Perché la povertà non è mancanza di tutto. Lo dimostrano quartieri come Serafina: aree urbane dove se sono molte le mancanze, tante sono anche le ricchezze: umane, spirituali, culturali, sociali. È la medesima condizione di molti quartieri difficili delle metropoli occidentali, come sono gli italiani Torpignattara a Roma o San Siro a Milano. Musica, cinema, sport, arte e poesia sono solo alcune delle forme attraverso cui passa il riscatto.
Essere poveri non basta
Perché se è vero che Benedetto XVI ha indicato i poveri come destinatari privilegiati del Vangelo, tutto sta nella maniera in cui la povertà è vissuta. Un senso di rivalsa inteso come desiderio di accumulo di beni, conduce spesso ad esiti di violenza e criminalità. Trappola, una volta di più, del ridurre ogni aspirazione al mero piano materiale. «È questa la grande illusione del nostro tempo, la quale fa credere che lo scopo supremo della vita consista nella lotta e nella conquista dei beni economici e sociali, dei beni temporali ed esteriori», come disse Paolo VI nel 1970 visitando un quartiere alla periferia di Manila, nelle Filippine.
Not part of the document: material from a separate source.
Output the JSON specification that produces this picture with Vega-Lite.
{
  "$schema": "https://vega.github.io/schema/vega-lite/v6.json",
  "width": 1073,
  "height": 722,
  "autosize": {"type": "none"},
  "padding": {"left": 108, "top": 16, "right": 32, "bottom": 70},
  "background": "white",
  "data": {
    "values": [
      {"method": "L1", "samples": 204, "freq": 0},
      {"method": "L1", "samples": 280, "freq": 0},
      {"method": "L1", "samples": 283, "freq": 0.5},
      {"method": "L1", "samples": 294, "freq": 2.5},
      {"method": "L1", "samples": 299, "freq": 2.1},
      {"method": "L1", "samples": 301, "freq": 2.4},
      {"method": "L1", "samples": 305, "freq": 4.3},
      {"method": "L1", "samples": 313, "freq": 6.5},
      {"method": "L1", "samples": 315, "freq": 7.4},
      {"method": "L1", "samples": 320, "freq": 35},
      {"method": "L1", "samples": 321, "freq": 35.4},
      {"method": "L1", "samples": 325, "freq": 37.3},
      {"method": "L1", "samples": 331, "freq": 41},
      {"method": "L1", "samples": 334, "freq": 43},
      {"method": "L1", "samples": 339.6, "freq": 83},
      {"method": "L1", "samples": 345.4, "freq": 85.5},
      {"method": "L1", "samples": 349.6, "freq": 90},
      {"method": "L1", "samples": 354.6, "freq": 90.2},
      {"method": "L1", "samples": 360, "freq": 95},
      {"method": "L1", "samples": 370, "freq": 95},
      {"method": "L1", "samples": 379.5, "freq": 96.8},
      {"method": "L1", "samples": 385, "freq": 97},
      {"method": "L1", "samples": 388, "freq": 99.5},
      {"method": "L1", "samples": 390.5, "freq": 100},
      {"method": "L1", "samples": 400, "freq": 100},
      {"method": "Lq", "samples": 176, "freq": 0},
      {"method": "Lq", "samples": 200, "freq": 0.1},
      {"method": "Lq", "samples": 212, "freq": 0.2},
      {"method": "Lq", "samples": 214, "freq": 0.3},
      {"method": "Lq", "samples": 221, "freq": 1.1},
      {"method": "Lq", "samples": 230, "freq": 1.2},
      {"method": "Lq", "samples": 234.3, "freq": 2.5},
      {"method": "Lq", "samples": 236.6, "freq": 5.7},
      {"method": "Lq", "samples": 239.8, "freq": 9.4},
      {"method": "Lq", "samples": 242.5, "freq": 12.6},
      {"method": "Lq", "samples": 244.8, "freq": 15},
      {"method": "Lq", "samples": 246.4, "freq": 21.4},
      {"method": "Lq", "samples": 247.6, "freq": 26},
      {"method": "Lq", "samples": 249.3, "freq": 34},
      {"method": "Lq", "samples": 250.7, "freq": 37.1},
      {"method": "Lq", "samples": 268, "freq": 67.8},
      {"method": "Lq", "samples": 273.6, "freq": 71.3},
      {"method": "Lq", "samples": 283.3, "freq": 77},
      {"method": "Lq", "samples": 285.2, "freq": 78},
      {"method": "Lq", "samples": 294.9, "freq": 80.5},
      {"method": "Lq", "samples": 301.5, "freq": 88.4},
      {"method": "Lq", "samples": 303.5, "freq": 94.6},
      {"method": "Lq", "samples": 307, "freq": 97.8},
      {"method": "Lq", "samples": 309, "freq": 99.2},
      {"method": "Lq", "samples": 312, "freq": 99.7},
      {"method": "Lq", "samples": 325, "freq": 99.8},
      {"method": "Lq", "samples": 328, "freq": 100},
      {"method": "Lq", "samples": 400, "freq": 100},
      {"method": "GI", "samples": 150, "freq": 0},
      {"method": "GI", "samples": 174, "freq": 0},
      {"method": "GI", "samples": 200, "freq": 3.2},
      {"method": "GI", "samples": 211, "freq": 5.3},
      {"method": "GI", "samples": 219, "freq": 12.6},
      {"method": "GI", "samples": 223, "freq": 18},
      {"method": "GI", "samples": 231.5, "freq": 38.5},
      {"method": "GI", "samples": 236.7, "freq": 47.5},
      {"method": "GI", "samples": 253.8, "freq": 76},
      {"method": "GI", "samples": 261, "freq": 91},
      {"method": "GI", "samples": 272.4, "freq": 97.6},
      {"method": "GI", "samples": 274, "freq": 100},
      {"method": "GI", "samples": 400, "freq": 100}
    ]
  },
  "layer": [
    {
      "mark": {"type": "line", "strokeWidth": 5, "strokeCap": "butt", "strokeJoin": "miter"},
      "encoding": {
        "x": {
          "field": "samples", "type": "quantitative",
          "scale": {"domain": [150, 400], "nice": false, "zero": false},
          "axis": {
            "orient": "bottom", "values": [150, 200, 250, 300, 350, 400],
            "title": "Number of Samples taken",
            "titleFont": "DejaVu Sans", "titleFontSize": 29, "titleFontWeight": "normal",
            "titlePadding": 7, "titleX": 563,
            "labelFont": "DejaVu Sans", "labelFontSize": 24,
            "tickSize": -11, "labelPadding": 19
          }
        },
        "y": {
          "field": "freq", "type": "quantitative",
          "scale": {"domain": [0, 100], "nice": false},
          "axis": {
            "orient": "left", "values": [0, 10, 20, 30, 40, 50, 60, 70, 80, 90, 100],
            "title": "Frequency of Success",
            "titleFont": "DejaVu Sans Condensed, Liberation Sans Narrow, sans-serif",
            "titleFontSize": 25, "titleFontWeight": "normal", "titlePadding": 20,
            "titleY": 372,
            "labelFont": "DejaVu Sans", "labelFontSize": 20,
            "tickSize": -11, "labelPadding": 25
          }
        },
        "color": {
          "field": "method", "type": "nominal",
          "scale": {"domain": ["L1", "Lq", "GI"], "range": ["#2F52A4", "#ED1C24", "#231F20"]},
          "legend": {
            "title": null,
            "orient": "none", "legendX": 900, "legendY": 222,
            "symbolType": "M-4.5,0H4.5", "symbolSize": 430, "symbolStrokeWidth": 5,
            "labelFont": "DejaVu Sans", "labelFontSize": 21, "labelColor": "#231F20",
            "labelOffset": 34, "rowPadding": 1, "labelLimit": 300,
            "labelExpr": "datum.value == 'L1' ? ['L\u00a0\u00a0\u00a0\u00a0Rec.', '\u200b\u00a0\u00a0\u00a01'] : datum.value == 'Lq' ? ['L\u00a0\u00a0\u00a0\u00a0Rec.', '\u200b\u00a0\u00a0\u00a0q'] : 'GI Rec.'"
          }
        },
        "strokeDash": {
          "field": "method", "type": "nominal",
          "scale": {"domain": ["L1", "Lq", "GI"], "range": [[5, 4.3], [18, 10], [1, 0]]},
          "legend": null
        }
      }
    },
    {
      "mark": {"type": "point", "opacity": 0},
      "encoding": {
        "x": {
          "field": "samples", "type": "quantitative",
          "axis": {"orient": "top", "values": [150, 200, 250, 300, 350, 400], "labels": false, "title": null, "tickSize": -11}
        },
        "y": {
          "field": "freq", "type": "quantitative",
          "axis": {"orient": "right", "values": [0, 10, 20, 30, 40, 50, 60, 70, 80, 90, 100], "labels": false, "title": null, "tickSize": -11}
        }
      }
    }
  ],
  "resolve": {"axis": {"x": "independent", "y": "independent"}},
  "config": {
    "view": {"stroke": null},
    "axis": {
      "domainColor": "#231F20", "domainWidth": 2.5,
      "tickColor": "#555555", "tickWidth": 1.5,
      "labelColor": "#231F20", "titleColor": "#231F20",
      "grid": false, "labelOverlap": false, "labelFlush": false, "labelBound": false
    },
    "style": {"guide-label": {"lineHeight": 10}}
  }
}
Un quartiere nel quale lo stesso papa Montini disse allora di «essere mandato». Perché la missione della Chiesa fra i poveri, «la preferenza» che deve ad essi, non è un fatto incidentale, ma un tratto della sua stessa natura. Lo dimostrano i secoli di elaborazioni della Chiesa sull’argomento, confluiti nel Concilio Vaticano II. Di povertà trattano la Lumen gentium e la Gaudium et spes, mentre nel decreto Christus Dominus i poveri sono affidati in maniera speciale ai sacerdoti. È l’immagine di una Chiesa che non si limita più ad agire “per” i poveri, ma è in cammino “con” loro, secondo quanto indicato nel decreto Ad gentes.
Giovani e poveri, pellegrini del nostro tempo
Ai giovani e ai poveri, con un paradosso che è tale solo in apparenza, sono affidate le sorti del futuro. A meno di due anni dal Giubileo 2025, sono loro i “pellegrini di speranza” per eccellenza: i giovani, pronti a godere appieno della vita, consapevoli che non basterà mai a soddisfarli; e i poveri, cui la vita ha insegnato ad abitare da precari nel mondo, senza mai appartenergli.
Di fronte alle autorità portoghesi, papa Francesco ha chiesto un «cambio di passo» all’Europa, ricordando la firma, nel 2007, del Trattato di Lisbona di riforma dell’Unione Europea in cui si afferma che «l’Unione si prefigge di promuovere la pace, i suoi valori e il benessere dei suoi popoli». Un obiettivo sempre più remoto per un’Europa ostaggio della dittatura liberale ed egualitaria, incapace di dare un senso ad uguaglianza e libertà senza la fraternità. Solo i giovani e i poveri potranno fare di una “Unione” asettica una “Comunità” di uomini e donne. Quell’Europa pensata da Schuman, De Gasperi e Adenauer, per non dire di Benedetto da Norcia. Radici cristiane, «radici di gioia».